Richards hopes that race continues to be incorporated into the school community in impactful ways. “If you integrate race meaningfully into all your classes, and you make it truly matter, then it will not only become second nature for students, but they’ll eventually learn how to develop the vocabulary and have impactful discussions on this subject,” he said.
An example of this would be discussing how the depiction of Black women in the modern day has connections to their depictions in the Trans-Atlantic slave trade or discussing the Tuskeegee syphilis trials in a science class, Richards said.
One way faculty members of all disciplines can work to incorporate discussions of race into the curriculum is by attending and encouraging their students to attend the Race and Ethnicity Speaker Series, history teacher Dr. Emily Straus ‘91 said. The speaker series is a year-long series that discusses the historical roots of current issues regarding race and ethnicity, according to its website.
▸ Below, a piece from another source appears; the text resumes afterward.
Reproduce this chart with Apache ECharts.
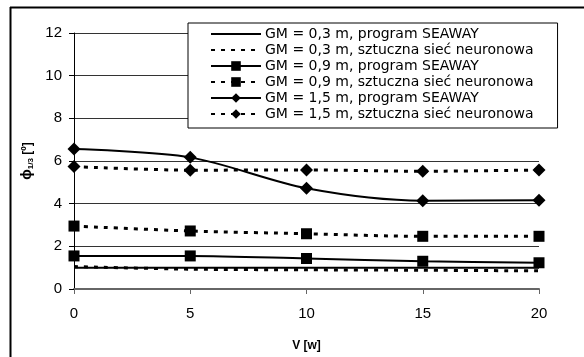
<!DOCTYPE html>
<html>
<head>
<meta charset="utf-8">
<script src="https://cdn.jsdelivr.net/npm/echarts@6/dist/echarts.min.js"></script>
<style>
  html, body { margin: 0; padding: 0; background: #fff; }
  #main { width: 584px; height: 357px; }
</style>
</head>
<body>
<div id="main"></div>
<script>
var speeds = [0, 5, 10, 15, 20];
var gm03Seaway = [1.0, 1.0, 1.0, 1.0, 1.0];
var gm03Net = [1.05, 0.93, 0.9, 0.88, 0.85];
var gm09Seaway = [1.55, 1.55, 1.43, 1.3, 1.23];
var gm09Net = [2.95, 2.72, 2.59, 2.47, 2.47];
var gm15Seaway = [6.56, 6.17, 4.72, 4.14, 4.16];
var gm15Net = [5.74, 5.57, 5.58, 5.52, 5.58];
var seriesNames = [
  'GM = 0,3 m, program SEAWAY',
  'GM = 0,3 m, sztuczna sieć neuronowa',
  'GM = 0,9 m, program SEAWAY',
  'GM = 0,9 m, sztuczna sieć neuronowa',
  'GM = 1,5 m, program SEAWAY',
  'GM = 1,5 m, sztuczna sieć neuronowa'
];

var FONT = 'Liberation Sans, Arial, sans-serif';

function pairs(vals) {
  return speeds.map(function (v, i) { return [v, vals[i]]; });
}

function line(name, vals, dashed, symbol, size) {
  return {
    name: name,
    type: 'line',
    data: pairs(vals),
    smooth: 0.3,
    symbol: symbol,
    symbolSize: size,
    showSymbol: symbol !== 'none',
    itemStyle: { color: '#000' },
    lineStyle: dashed
      ? { color: '#000', width: 3, type: [4, 6] }
      : { color: '#000', width: 2, type: 'solid' },
    z: 3
  };
}

// legend entries; plain lines get an invisible marker
var legendData = seriesNames.map(function (n, i) {
  return i < 2 ? { name: n, itemStyle: { opacity: 0 } } : { name: n };
});

var chart = echarts.init(document.getElementById('main'));
chart.setOption({
  animation: false,
  textStyle: { fontFamily: FONT, color: '#000' },
  grid: { left: 74, right: 45, top: 33, bottom: 66 },
  legend: {
    orient: 'vertical',
    left: 188,
    top: 23,
    backgroundColor: '#fff',
    borderColor: '#000',
    borderWidth: 1,
    borderRadius: 0,
    padding: [4, 24, 7, 22],
    itemWidth: 50,
    itemHeight: 12,
    itemGap: 2,
    textStyle: { fontSize: 14, lineHeight: 14, fontFamily: 'DejaVu Sans', color: '#000', padding: [0, 0, 0, -1] },
    data: legendData
  },
  xAxis: {
    type: 'value',
    min: 0,
    max: 20,
    interval: 5,
    name: 'V [w]',
    nameLocation: 'middle',
    nameGap: 51,
    nameTextStyle: { fontSize: 12, fontWeight: 'bold', fontFamily: FONT, color: '#000' },
    axisLine: { lineStyle: { color: '#666', width: 2 } },
    axisTick: { show: true, length: 5, lineStyle: { color: '#666' } },
    axisLabel: { fontSize: 15, fontFamily: FONT, color: '#000', margin: 17 },
    splitLine: { show: false }
  },
  yAxis: {
    type: 'value',
    min: 0,
    max: 12,
    interval: 2,
    name: '{phi|ϕ}{sub|1/3} [º]',
    nameLocation: 'middle',
    nameRotate: 90,
    nameGap: 38,
    nameTextStyle: {
      fontSize: 12,
      fontWeight: 'bold',
      fontFamily: FONT,
      color: '#000',
      rich: {
        phi: { fontSize: 14, fontWeight: 'bold', color: '#000' },
        sub: { fontSize: 8, fontWeight: 'bold', color: '#000', verticalAlign: 'bottom', padding: [4, 0, 0, 0] }
      }
    },
    axisLine: { show: true, lineStyle: { color: '#000', width: 1 } },
    axisTick: { show: true, length: 5, lineStyle: { color: '#000' } },
    axisLabel: { fontSize: 15, fontFamily: FONT, color: '#000', margin: 12 },
    splitLine: { show: true, lineStyle: { color: '#333', width: 1 } }
  },
  graphic: [
    { type: 'line', shape: { x1: 10, y1: 7.5, x2: 584, y2: 7.5 }, style: { stroke: '#000', lineWidth: 2 }, silent: true },
    { type: 'line', shape: { x1: 10.5, y1: 7, x2: 10.5, y2: 357 }, style: { stroke: '#000', lineWidth: 2 }, silent: true }
  ],
  series: [
    line(seriesNames[0], gm03Seaway, false, 'none', 0),
    line(seriesNames[1], gm03Net, true, 'none', 0),
    line(seriesNames[2], gm09Seaway, false, 'rect', 11),
    line(seriesNames[3], gm09Net, true, 'rect', 11),
    line(seriesNames[4], gm15Seaway, false, 'diamond', 13),
    line(seriesNames[5], gm15Net, true, 'diamond', 13)
  ]
});
</script>
</body>
</html>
The series also includes a monthly faculty reading discussion group, where faculty members come together to read a piece by the speakers and discuss it, she said. “This helps not only to educate ourselves but also to have people from all disciplines feel equipped to have these discussions with their classes following the event.”
The discussions provide a model for holding conversations about race in a classroom setting, Wallenfang said. “As someone who typically has taught more textbook-based science material, it’s been great to participate in discussions about these issues with a multi-disciplinary group of colleagues,” he said.
Upon starting to hold discussions on race in his classes, Posner has adopted a new outlook on racism in society from Kyle Tran Mhyre, a poet and activist, he said. He recalled a quote from Mhyre in an episode of Button Poetry: “White supremacy isn’t a shark in the water; it is the water, and we’re all swimming in it.”
“The stakes of discussing race are so high, I would rather make a fool of myself in trying and showing my vulnerability than to do nothing at all,” Posner said.